A reasonable starting target for someone in that category is about 12 to 16 working sets per muscle group per week, each with an intensity of 70 to 80% of your 1RM, divided between 3 or 4 total sessions. Those are recommendations, not a prescription. Your job is to start there and pay attention to how your body responds.
Note: 3 to 4 total sessions means the number of workouts for the week. This does not mean you hit a single muscle group 3 to 4 times a week. Try an upper, lower, full body split or an upper, lower, rest, upper, lower split.
How to Quantify Your Training Load
You can’t find your sweet spot if you are not measuring anything. The two most useful metrics to track are weekly volume per muscle group and relative intensity.
Weekly volume is straightforward. You can start by counting the number of working sets you perform for each muscle group per week. A working set is any set taken close to failure. Not your warm-up sets and not a set where you stopped at 5 reps and had 8 left in the tank.
For intensity, you have two options. If you know your one rep max on a given lift, you can express intensity as a percentage of that number. If you don't, which is the case for most people, use RPE or RIR instead.
RPE Scale: A set at RPE 8 means you had roughly 2 reps left in reserve. RPE 9 means 1 rep left. RPE 10 is true failure. For most training sets, you want to be sitting between RPE 7 and 9. Hard, but not grinding every single rep to failure.
Once you’re tracking both of these numbers, you have a real picture of your current training load. From there, the decision-making becomes much simpler.
Progressive Overload Within Volume and Intensity
In last week's post, we covered progressive overload as the mechanism that drives adaptation. Volume and intensity are the two primary levers you pull to apply it.
The key principle here is that you should generally not be increasing both simultaneously. Raise one while holding the other steady, then reassess.

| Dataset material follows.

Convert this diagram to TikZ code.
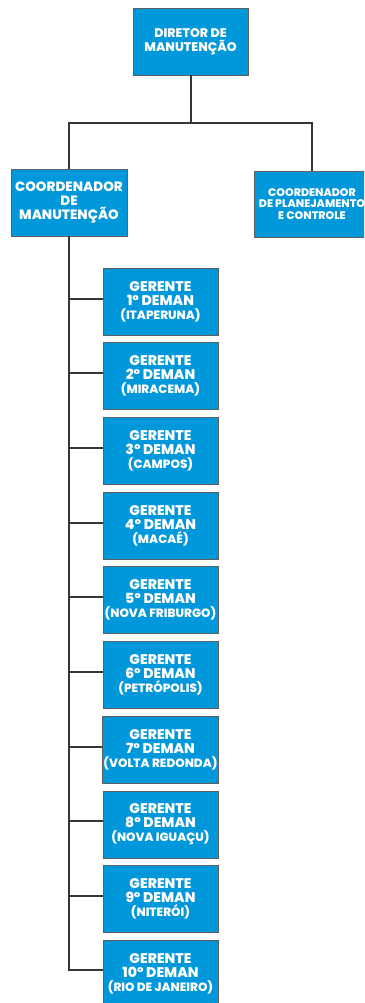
\documentclass[tikz,border=0pt]{standalone}
\usepackage{fontspec}
\setmainfont{Poppins}[BoldFont={* ExtraBold}]
\usetikzlibrary{positioning,calc}
\definecolor{boxblue}{RGB}{0,152,218}
\definecolor{boxedge}{RGB}{95,95,95}
\definecolor{linkgray}{RGB}{55,55,55}
\tikzset{every picture/.style={line width=0.75pt}}
\tikzset{
  cargo/.style={draw=boxedge, fill=boxblue, text=white, align=center,
    minimum width=115pt, minimum height=67pt, inner sep=1pt,
    font=\bfseries\fontsize{14}{14}\selectfont},
  link/.style={draw=linkgray, line width=2pt}
}
\newcommand{\local}[1]{{\fontsize{12}{14}\selectfont #1}}

\begin{document}
\begin{tikzpicture}[x=1pt,y=-1pt]
    \clip (0,0) rectangle (364,1003);
    \fill[white] (0,0) rectangle (364,1003);
    % diretoria
    \node[cargo, font=\bfseries\fontsize{12.5}{13.5}\selectfont] (dir) at (190.5,41.5) {DIRETOR DE\\MANUTENÇÃO};
    % coordenadores
    \node[cargo, minimum width=116pt, font=\bfseries\fontsize{13.5}{14}\selectfont] (cman) at (69,202.5)
      {COORDENADOR\\DE\\MANUTENÇÃO};
    \node[cargo, minimum width=116pt, minimum height=66pt,
      font=\bfseries\fontsize{11}{11.5}\selectfont] (cplan) at (312,204)
      {COORDENADOR\\DE PLANEJAMENTO\\E CONTROLE};
    % gerentes
    \foreach \i/\nome in {1/ITAPERUNA,2/MIRACEMA,3/CAMPOS,4/MACAÉ,5/NOVA FRIBURGO,
        6/PETRÓPOLIS,7/VOLTA REDONDA,8/NOVA IGUAÇU,9/NITERÓI,10/RIO DE JANEIRO}
      \node[cargo] (g\i) at (160.5,{301.5+(\i-1)*74.7}) {GERENTE\\\i º DEMAN\\\local{(\nome)}};
    % ligacoes
    \coordinate (split) at (dir.south |- 0,123);
    \draw[link] (dir.south) -- (split);
    \draw[link] (cman.north) |- (split) -| (cplan.north);
    \draw[link] (cman.south) |- ([yshift=4pt]g10.west);
    \foreach \i in {1,...,9}
      \draw[link] ([yshift=3pt]g\i.west) -- ([yshift=3pt]g\i.west -| cman.south);
\end{tikzpicture}
\end{document}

Notice that weeks 1 through 5 never increase both volume and load in the same week. Week 6 deliberately drops volume while slightly increasing load. This is the end of the training block, and leads into a deload and a transition into a new phase. We’ll cover deloads in full in Week 6 of this series.
The Signs You’ve Gone Too Far in Either Direction
Getting the balance wrong has clear signals. The problem is that most people ignore them for normal training discomfort.
Signs your volume is too high
Persistent joint soreness rather than muscle soreness. Performance declining from session to session despite rest days. Motivation to train dropping sharply. Sleep quality getting worse. These are signs your recovery budget is in the red.
Signs your intensity is too high
Form breaking down consistently on working sets. Reps feeling maximal effort earlier in the set than they should. Central nervous system fatigue or feeling mentally drained after training, not just physically. Inability to hit numbers you hit last week.
Signs your volume or intensity is too low
You leave every session feeling like you could have done significantly more. Progress stalls completely despite consistent attendance. You feel no meaningful soreness or fatigue across the week. Your numbers haven't moved in a month or more.
In all three cases, the solution is adjusting one variable at a time. Not overhauling your program. Not switching to a new one. Make one targeted change and give it two to three weeks before you re-evaluate.
How This Connects Back to the Series
Periodization, which we covered in Week 1, gives you the structure. The OPT Model, from Week 2, gives you the phases. Progressive overload, from Week 3, gives you the mechanism. Volume and intensity are the numbers that make all of it concrete.
Without tracking and adjusting these two variables, you're running a program on autopilot. You're moving through phases without knowing whether the stimulus is appropriate, and you're applying progressive overload by feel instead of by data.
The lifters who make consistent progress over the years are not the ones who train the hardest. They’re the ones who train with the most precision relative to what their body can actually absorb.